What made this even more frustrating is that this is the boat I’ve been working on for my “How to Keep Your Bass Boat Alive” series of articles and videos in B.A.S.S. Times® and on bassmaster.com.

I had replaced the fuel lines and the squeeze ball with new ones the year before. I had also rebuilt the fuel pump and added a fuel water separator to eliminate the very type of problem I was experiencing.

In near panic, I cut the fuel line, bypassed the fuel/water separator and connected the line directly to the gas tank. That didn’t fix the problem.

I put the boat on plane and eased back on the throttle. The outboard would push us along at roughly 30 mph without shutting down. About halfway to the Chick, the squeeze ball opened and we were able to run at full speed.

We had lost an hour of the crucial early morning/high tide bite by the time we got to the Chick. I got three blowups from bass that never engulfed my frog. Bell caught two keepers casting other baits to the edge of the pads.

It was time to fish wood cover. I headed toward one of three creeks on the Chick that were on my hit list.

Then the engine bogged badly. The squeeze ball had sucked flat again.

We stopped at a marina and spent the next 90 minutes or so working on the boat. We checked the fuel pickup in the gas tank. It was clear.

I bought another squeeze ball and swapped it with the one on the boat. The boat ran perfectly the rest of the day. Problem solved.

The question now was, do I go to my fish in the Chick or to Bell’s fish that were on the way back?

I knew it would be a challenge to catch five bass from my backwater spots with the limited time left. Bell’s comment of “30 to 50 bites a day” was ringing in my ears.

It seemed I had a better chance of filling my limit on Bell’s fish. I might also learn something new about fishing the James.

We flew out of the Chick and wound up in a very narrow and very shallow creek that was at the tail end of a slow, outgoing tide.

Bell was casting a wacky rigged-worm with no weight to the edge of a submerged grass line along the bank.
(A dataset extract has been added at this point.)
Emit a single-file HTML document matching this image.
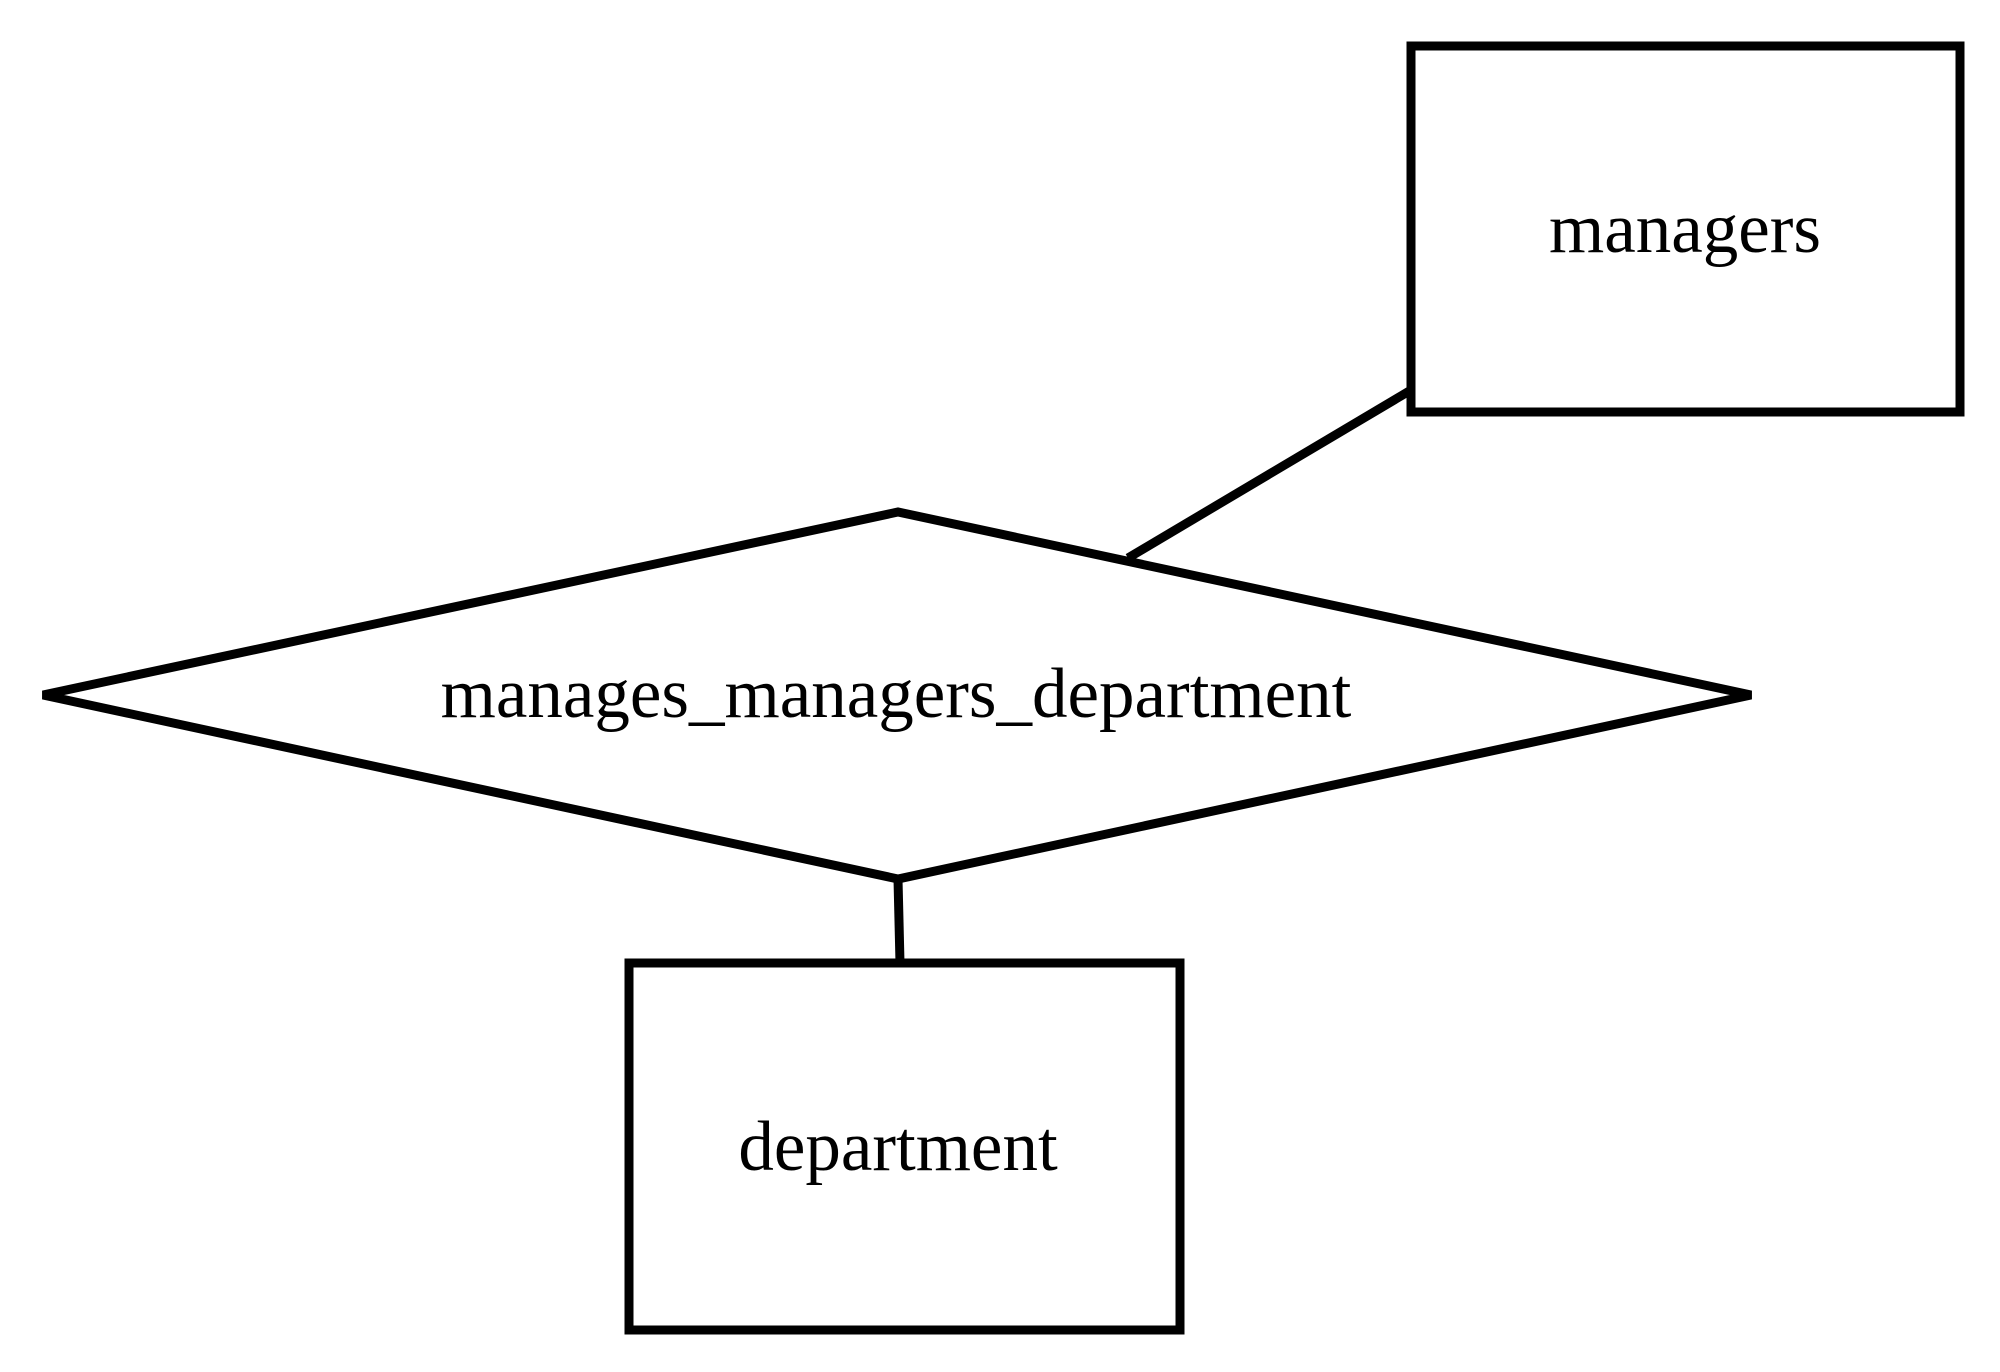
<!DOCTYPE html>
<html><head><style>html,body{margin:0;padding:0;background:#fff}</style></head>
<body>
<svg width="2000" height="1367" viewBox="0 0 2000 1367" xmlns="http://www.w3.org/2000/svg">
<rect width="2000" height="1367" fill="#fff"/>
<g fill="none" stroke="#000" stroke-width="9" stroke-miterlimit="4">
<rect x="1411" y="46" width="549" height="366"/>
<polygon points="43,695 898,512 1751,695 898,879"/>
<rect x="629" y="963" width="551" height="367"/>
<line x1="1411" y1="390" x2="1128" y2="558"/>
<line x1="898" y1="879" x2="900" y2="963"/>
</g>
<g font-family="Liberation Serif, serif" font-size="71" text-anchor="middle" fill="#000">
<text x="1685" y="252">managers</text>
<text x="896" y="717">manages_managers_department</text>
<text x="898" y="1170">department</text>
</g>
</svg>
</body></html>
He soon caught three bass, only one of which passed muster.

I was fishing a Texas rigged Strike King KVD Finesse Worm, one of my favorite baits, with a 1/16-ounce sinker. I couldn’t get a sniff.

“Your bait has to float with the current to make these fish bite,” Bell said.

I dropped to a 1/32-ounce sinker. That made the difference. With time running out, Bell caught two more small keepers. I also boated two bass that made it to the livewell, one of which weighed 3 pounds.

Bell’s three-bass co-angler limit weighed about 5 pounds and kept him within range of cashing a check. My bass weighed only 4 pounds and quashed any chance I had of a strong finish.

My second day partner, Michael Barton, is a young angler from New York who had caught only one bass the first day. We were literally and figuratively in the same boat, needing a big catch.

After passing through boat inspection, I jumped the boat on plane and sped around the first bend.

Then the motor shut down…again.

The James River Jinx had morphed into a curse. It was the same problem as the day before.

I idled back to the ramp and consulted with the Mercury support technician. He told me I had taken the appropriate steps to run down the problem. He suspected that the pickup tube in gas tank was the issue.

I cut off the bottom of the pickup tube, strapped a tungsten sinker to it and stuck it back in the gas tank.

The first hour of our fishing day was lost. When I put the boat on plane for the second time, I noticed that Barton crossed himself. I knew exactly how he felt.

We rounded the first bend. The outboard balked again. There would be no run to the Chick.

We limped to the Appomattox River and spent the day fishing anything between the two outer bridges that looked capable of holding a bass. I caught three small keepers. Barton lost a huge bass right at the end of the day.

The engine ran even worse on the way back. I could barely keep it on plane and wound up 4 minutes late. The 4-pound penalty I incurred surpassed the 3-15 that my three paltry bass weighed.

When I returned home, I took my boat to Schwarzel Marine in Hockingport, Ohio. John and Blain Schwarzel are the best bass boat mechanics I know. It didn’t take them long to determine that the problem was, indeed, the pickup tube in the gas tank.

It was sucking air between the aluminum fitting in the top of the gas tank and the plastic tube that extends into the tank from the fitting. Ethanol had eaten away the adhesive.

John Schwarzel custom made a pickup tube of a copper line soldered to a brass fitting. It solved the problem and will never again allow air in the line.

I hope the James River Jinx doesn’t follow me to Oneida, the next stop for the Bassmaster Northern Opens.